*Aim of the task*
Output the material exactly, but drop every image it holds.
______
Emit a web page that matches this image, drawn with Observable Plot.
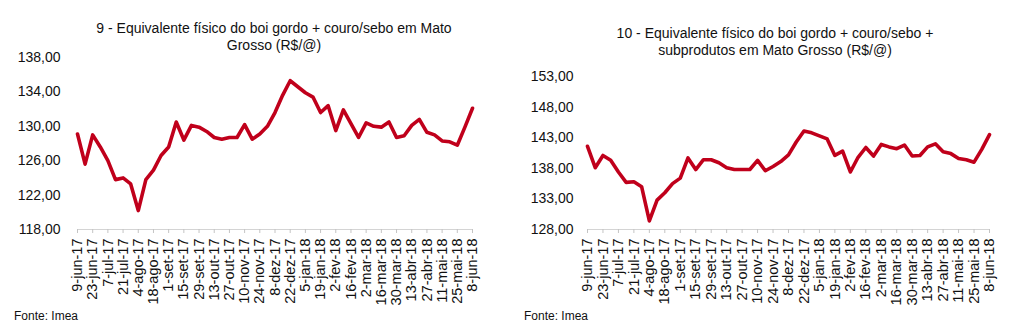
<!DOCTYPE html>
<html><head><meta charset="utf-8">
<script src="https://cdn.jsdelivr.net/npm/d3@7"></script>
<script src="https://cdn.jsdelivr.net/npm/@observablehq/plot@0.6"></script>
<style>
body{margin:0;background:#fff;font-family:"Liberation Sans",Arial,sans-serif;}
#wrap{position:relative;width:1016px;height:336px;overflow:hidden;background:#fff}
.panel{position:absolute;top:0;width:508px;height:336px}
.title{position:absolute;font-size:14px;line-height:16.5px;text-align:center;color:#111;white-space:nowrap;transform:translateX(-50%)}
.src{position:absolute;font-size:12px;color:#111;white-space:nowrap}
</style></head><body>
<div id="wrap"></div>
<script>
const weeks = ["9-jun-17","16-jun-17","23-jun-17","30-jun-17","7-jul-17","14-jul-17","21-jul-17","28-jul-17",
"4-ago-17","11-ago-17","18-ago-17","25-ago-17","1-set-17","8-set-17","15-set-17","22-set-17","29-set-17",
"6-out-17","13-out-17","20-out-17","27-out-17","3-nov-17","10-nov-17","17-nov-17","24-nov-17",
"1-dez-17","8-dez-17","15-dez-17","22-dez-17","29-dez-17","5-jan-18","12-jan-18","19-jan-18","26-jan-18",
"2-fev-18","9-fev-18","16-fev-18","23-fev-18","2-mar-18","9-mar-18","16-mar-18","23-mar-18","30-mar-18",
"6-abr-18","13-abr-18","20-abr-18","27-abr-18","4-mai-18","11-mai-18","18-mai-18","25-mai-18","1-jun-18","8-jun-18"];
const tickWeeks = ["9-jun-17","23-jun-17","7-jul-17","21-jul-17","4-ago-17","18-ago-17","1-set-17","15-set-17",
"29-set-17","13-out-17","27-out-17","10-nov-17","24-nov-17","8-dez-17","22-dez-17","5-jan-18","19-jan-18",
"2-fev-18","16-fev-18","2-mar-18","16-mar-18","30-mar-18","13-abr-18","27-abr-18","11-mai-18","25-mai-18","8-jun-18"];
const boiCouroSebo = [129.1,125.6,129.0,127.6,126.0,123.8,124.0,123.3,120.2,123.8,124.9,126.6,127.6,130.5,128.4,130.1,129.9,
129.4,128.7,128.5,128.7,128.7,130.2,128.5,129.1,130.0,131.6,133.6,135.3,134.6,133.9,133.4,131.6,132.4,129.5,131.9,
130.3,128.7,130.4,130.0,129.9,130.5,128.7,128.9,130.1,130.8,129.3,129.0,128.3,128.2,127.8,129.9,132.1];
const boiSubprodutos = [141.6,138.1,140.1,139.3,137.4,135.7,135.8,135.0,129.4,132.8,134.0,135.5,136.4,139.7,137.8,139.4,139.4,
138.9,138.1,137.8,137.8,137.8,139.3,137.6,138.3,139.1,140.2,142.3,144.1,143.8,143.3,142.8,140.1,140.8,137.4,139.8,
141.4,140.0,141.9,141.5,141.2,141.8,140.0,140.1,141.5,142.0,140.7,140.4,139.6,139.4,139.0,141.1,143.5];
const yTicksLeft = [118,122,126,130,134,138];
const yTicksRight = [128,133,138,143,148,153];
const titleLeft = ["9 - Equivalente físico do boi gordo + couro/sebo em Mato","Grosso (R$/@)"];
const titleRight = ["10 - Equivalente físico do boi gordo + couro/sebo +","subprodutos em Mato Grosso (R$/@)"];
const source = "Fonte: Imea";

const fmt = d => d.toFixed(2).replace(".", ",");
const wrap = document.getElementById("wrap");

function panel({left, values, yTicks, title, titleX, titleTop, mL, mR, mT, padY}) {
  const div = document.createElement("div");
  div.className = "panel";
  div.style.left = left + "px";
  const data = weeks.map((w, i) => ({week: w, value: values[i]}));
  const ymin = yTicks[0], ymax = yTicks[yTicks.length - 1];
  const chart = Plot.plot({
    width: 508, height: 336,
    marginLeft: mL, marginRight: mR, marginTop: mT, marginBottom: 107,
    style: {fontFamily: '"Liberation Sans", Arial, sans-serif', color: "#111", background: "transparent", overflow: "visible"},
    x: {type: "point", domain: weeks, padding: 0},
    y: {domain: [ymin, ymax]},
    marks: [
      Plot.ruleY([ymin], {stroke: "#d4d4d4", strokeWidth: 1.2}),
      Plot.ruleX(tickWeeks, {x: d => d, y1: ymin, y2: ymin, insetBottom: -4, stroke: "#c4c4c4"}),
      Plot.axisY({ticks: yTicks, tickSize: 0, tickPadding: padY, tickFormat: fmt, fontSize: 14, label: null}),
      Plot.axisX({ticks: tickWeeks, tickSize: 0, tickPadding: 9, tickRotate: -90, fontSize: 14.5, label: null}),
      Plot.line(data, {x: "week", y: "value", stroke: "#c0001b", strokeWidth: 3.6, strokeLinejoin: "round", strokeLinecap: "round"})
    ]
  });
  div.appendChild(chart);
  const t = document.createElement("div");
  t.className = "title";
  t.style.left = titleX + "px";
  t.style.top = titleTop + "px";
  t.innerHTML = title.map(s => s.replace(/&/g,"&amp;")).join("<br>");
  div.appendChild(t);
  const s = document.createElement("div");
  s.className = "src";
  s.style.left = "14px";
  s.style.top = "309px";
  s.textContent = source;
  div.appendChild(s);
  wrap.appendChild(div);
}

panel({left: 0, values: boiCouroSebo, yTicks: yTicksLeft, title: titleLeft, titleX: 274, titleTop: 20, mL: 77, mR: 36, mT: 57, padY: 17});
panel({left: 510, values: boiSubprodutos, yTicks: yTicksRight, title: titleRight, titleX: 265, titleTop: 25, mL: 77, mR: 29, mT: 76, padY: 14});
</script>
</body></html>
______
*Answer below*
Emit a web page that matches this image, drawn with Observable Plot.
<!DOCTYPE html>
<html><head><meta charset="utf-8">
<script src="https://cdn.jsdelivr.net/npm/d3@7"></script>
<script src="https://cdn.jsdelivr.net/npm/@observablehq/plot@0.6"></script>
<style>
body{margin:0;background:#fff;font-family:"Liberation Sans",Arial,sans-serif;}
#wrap{position:relative;width:1016px;height:336px;overflow:hidden;background:#fff}
.panel{position:absolute;top:0;width:508px;height:336px}
.title{position:absolute;font-size:14px;line-height:16.5px;text-align:center;color:#111;white-space:nowrap;transform:translateX(-50%)}
.src{position:absolute;font-size:12px;color:#111;white-space:nowrap}
</style></head><body>
<div id="wrap"></div>
<script>
const weeks = ["9-jun-17","16-jun-17","23-jun-17","30-jun-17","7-jul-17","14-jul-17","21-jul-17","28-jul-17",
"4-ago-17","11-ago-17","18-ago-17","25-ago-17","1-set-17","8-set-17","15-set-17","22-set-17","29-set-17",
"6-out-17","13-out-17","20-out-17","27-out-17","3-nov-17","10-nov-17","17-nov-17","24-nov-17",
"1-dez-17","8-dez-17","15-dez-17","22-dez-17","29-dez-17","5-jan-18","12-jan-18","19-jan-18","26-jan-18",
"2-fev-18","9-fev-18","16-fev-18","23-fev-18","2-mar-18","9-mar-18","16-mar-18","23-mar-18","30-mar-18",
"6-abr-18","13-abr-18","20-abr-18","27-abr-18","4-mai-18","11-mai-18","18-mai-18","25-mai-18","1-jun-18","8-jun-18"];
const tickWeeks = ["9-jun-17","23-jun-17","7-jul-17","21-jul-17","4-ago-17","18-ago-17","1-set-17","15-set-17",
"29-set-17","13-out-17","27-out-17","10-nov-17","24-nov-17","8-dez-17","22-dez-17","5-jan-18","19-jan-18",
"2-fev-18","16-fev-18","2-mar-18","16-mar-18","30-mar-18","13-abr-18","27-abr-18","11-mai-18","25-mai-18","8-jun-18"];
const boiCouroSebo = [129.1,125.6,129.0,127.6,126.0,123.8,124.0,123.3,120.2,123.8,124.9,126.6,127.6,130.5,128.4,130.1,129.9,
129.4,128.7,128.5,128.7,128.7,130.2,128.5,129.1,130.0,131.6,133.6,135.3,134.6,133.9,133.4,131.6,132.4,129.5,131.9,
130.3,128.7,130.4,130.0,129.9,130.5,128.7,128.9,130.1,130.8,129.3,129.0,128.3,128.2,127.8,129.9,132.1];
const boiSubprodutos = [141.6,138.1,140.1,139.3,137.4,135.7,135.8,135.0,129.4,132.8,134.0,135.5,136.4,139.7,137.8,139.4,139.4,
138.9,138.1,137.8,137.8,137.8,139.3,137.6,138.3,139.1,140.2,142.3,144.1,143.8,143.3,142.8,140.1,140.8,137.4,139.8,
141.4,140.0,141.9,141.5,141.2,141.8,140.0,140.1,141.5,142.0,140.7,140.4,139.6,139.4,139.0,141.1,143.5];
const yTicksLeft = [118,122,126,130,134,138];
const yTicksRight = [128,133,138,143,148,153];
const titleLeft = ["9 - Equivalente físico do boi gordo + couro/sebo em Mato","Grosso (R$/@)"];
const titleRight = ["10 - Equivalente físico do boi gordo + couro/sebo +","subprodutos em Mato Grosso (R$/@)"];
const source = "Fonte: Imea";

const fmt = d => d.toFixed(2).replace(".", ",");
const wrap = document.getElementById("wrap");

function panel({left, values, yTicks, title, titleX, titleTop, mL, mR, mT, padY}) {
  const div = document.createElement("div");
  div.className = "panel";
  div.style.left = left + "px";
  const data = weeks.map((w, i) => ({week: w, value: values[i]}));
  const ymin = yTicks[0], ymax = yTicks[yTicks.length - 1];
  const chart = Plot.plot({
    width: 508, height: 336,
    marginLeft: mL, marginRight: mR, marginTop: mT, marginBottom: 107,
    style: {fontFamily: '"Liberation Sans", Arial, sans-serif', color: "#111", background: "transparent", overflow: "visible"},
    x: {type: "point", domain: weeks, padding: 0},
    y: {domain: [ymin, ymax]},
    marks: [
      Plot.ruleY([ymin], {stroke: "#d4d4d4", strokeWidth: 1.2}),
      Plot.ruleX(tickWeeks, {x: d => d, y1: ymin, y2: ymin, insetBottom: -4, stroke: "#c4c4c4"}),
      Plot.axisY({ticks: yTicks, tickSize: 0, tickPadding: padY, tickFormat: fmt, fontSize: 14, label: null}),
      Plot.axisX({ticks: tickWeeks, tickSize: 0, tickPadding: 9, tickRotate: -90, fontSize: 14.5, label: null}),
      Plot.line(data, {x: "week", y: "value", stroke: "#c0001b", strokeWidth: 3.6, strokeLinejoin: "round", strokeLinecap: "round"})
    ]
  });
  div.appendChild(chart);
  const t = document.createElement("div");
  t.className = "title";
  t.style.left = titleX + "px";
  t.style.top = titleTop + "px";
  t.innerHTML = title.map(s => s.replace(/&/g,"&amp;")).join("<br>");
  div.appendChild(t);
  const s = document.createElement("div");
  s.className = "src";
  s.style.left = "14px";
  s.style.top = "309px";
  s.textContent = source;
  div.appendChild(s);
  wrap.appendChild(div);
}

panel({left: 0, values: boiCouroSebo, yTicks: yTicksLeft, title: titleLeft, titleX: 274, titleTop: 20, mL: 77, mR: 36, mT: 57, padY: 17});
panel({left: 510, values: boiSubprodutos, yTicks: yTicksRight, title: titleRight, titleX: 265, titleTop: 25, mL: 77, mR: 29, mT: 76, padY: 14});
</script>
</body></html>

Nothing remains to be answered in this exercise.